Added some oil, for consistency.

And we whirled it some more, until our blending skills produced some almond butter at this perfect consistency. We opted for something a little grainier. It could have been smoother, but we were very hungry and impatient. Story of our lives.

As mentioned above, we decided to make the Chicken with Curried Tomato Almond Sauce because we’re just nutty for anything that used Indian spices. But, somewhat paradoxically, we do not actually have any garam masala on hand. Epic fail. Instead we enlisted the help of the interweb and hunted down an easy make-it-yourself garam masala recipe. Here it is from allrecipes.com:

Easy Garam Masala

1 tablespoon ground cumin – CHECK
1 1/2 teaspoons ground coriander – CHECK
1 1/2 teaspoons ground cardamom – NOPE
1 1/2 teaspoons ground pepper – CHECK
1 teaspoon ground cinnamon – CHECK
1/2 teaspoon ground cloves – NUH UH
1/2 teaspoon ground nutmeg – CHECK

As you can see, we were missing a few ingredients, but like the easy going modern ladies that we are, we said oh well and moved on. We also made a mental note to purchase our very own garam masala for future needs.

This is our garam masala plus some pepper, some extra cinnamon, and some shredded candied ginger. We used the candied ginger because we didn’t have the ground ginger that this recipe called for, but we figured a little sugary ginger is always better than none at all.

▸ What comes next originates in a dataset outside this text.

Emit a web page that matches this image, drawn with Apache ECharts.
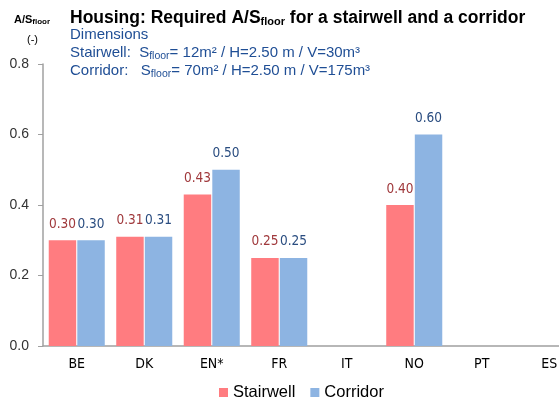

There may be nothing more delicious that this mass of buttery, indian spiced onions.

So good. Honestly, we probably would have just eaten this delicious mess of onions on some rice…

After mixing the tomato sauce into our onion mixture, we added the almond butter.

Then some milk.

And whisked until it looked like this.

The chicken was prepared and awaiting its introduction to the mixture…

But first, some veg. The recipe called for frozen peas, which we had, but we also had these fresh cut veggies leftover from a sushi making adventure the night before. And since the frozen peas were upstairs and these fresh veggies were already right there front and center in the fridge…

We mixed in the chicken and voila!

We then enjoyed our delicious creation on our laps, aprons still on, kitchen towels still draped across our shoulders. It was divine.